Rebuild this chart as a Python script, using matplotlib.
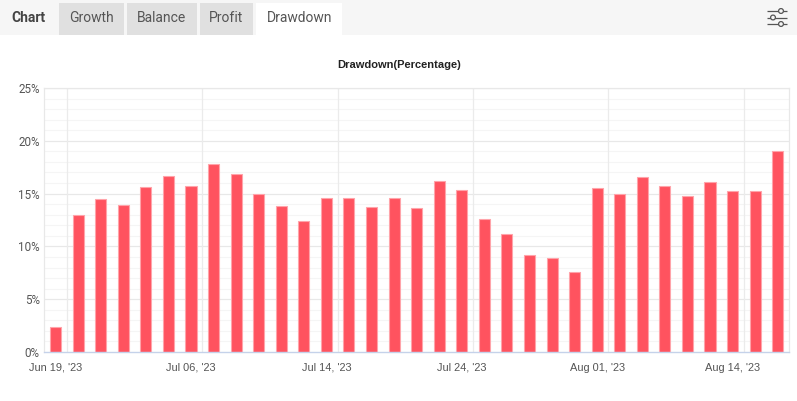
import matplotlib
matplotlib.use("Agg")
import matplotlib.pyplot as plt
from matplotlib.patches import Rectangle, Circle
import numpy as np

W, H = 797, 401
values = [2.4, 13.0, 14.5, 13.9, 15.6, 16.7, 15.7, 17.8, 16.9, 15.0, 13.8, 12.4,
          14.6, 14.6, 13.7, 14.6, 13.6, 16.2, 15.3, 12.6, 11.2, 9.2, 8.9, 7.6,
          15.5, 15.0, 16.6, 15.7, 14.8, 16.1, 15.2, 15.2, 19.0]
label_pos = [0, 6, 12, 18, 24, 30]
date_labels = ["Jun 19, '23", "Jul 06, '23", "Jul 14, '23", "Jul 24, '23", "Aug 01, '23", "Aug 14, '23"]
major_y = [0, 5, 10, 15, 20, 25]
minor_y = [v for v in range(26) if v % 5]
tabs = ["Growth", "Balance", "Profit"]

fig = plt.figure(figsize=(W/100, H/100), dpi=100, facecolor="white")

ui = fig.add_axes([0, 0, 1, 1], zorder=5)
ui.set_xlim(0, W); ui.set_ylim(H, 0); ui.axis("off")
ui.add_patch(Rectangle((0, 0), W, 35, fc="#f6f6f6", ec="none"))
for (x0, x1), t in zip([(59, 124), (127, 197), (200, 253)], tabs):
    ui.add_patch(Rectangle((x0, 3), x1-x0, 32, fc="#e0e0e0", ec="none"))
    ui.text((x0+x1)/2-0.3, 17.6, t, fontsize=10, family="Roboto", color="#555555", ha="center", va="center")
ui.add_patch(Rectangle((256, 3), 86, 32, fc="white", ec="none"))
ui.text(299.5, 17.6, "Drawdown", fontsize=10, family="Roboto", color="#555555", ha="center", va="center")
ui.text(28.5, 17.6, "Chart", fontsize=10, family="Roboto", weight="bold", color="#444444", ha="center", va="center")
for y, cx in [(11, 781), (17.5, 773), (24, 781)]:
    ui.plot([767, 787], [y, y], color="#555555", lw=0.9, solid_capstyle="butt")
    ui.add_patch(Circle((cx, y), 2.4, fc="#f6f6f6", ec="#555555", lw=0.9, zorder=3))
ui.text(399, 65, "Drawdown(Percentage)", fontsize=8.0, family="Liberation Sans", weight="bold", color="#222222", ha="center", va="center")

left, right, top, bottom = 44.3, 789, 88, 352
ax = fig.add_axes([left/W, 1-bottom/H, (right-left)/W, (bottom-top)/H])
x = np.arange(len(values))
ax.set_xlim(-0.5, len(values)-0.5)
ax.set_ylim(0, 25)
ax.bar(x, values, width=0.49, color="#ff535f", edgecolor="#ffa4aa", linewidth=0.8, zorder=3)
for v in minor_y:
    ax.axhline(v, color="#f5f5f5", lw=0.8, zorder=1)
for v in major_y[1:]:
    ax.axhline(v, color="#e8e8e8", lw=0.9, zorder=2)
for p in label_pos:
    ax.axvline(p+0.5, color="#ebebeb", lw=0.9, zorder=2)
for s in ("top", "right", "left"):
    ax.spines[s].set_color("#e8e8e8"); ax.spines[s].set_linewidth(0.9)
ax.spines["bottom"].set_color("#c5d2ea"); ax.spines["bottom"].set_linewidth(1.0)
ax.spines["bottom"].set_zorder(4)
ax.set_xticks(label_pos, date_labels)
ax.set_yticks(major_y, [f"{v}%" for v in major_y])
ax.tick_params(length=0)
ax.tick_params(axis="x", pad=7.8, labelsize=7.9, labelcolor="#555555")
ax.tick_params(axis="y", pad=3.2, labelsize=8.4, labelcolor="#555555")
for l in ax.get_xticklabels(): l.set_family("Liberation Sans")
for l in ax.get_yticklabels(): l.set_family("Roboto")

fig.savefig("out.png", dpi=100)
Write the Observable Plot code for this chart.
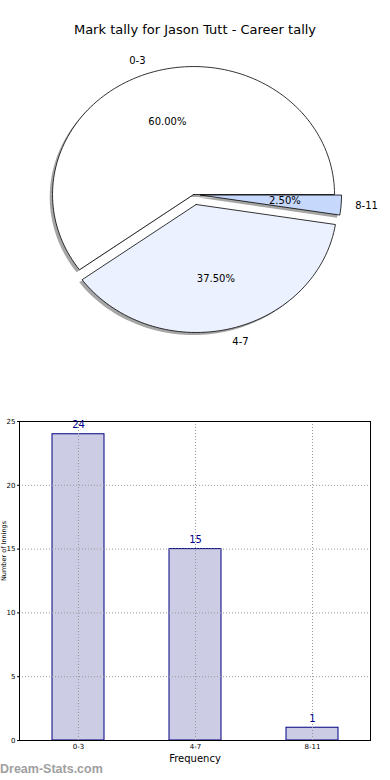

--

▶ [Goal of the exercise]: Pictures excluded, repeat exactly the lines from the top of the material through the line with "import numpy as np", including both of those lines.

▶ [Result of the exercise]:
Rebuild this chart as a Python script, using matplotlib.
import matplotlib
matplotlib.use("Agg")
import matplotlib.pyplot as plt
from matplotlib.patches import Rectangle, Circle
import numpy as np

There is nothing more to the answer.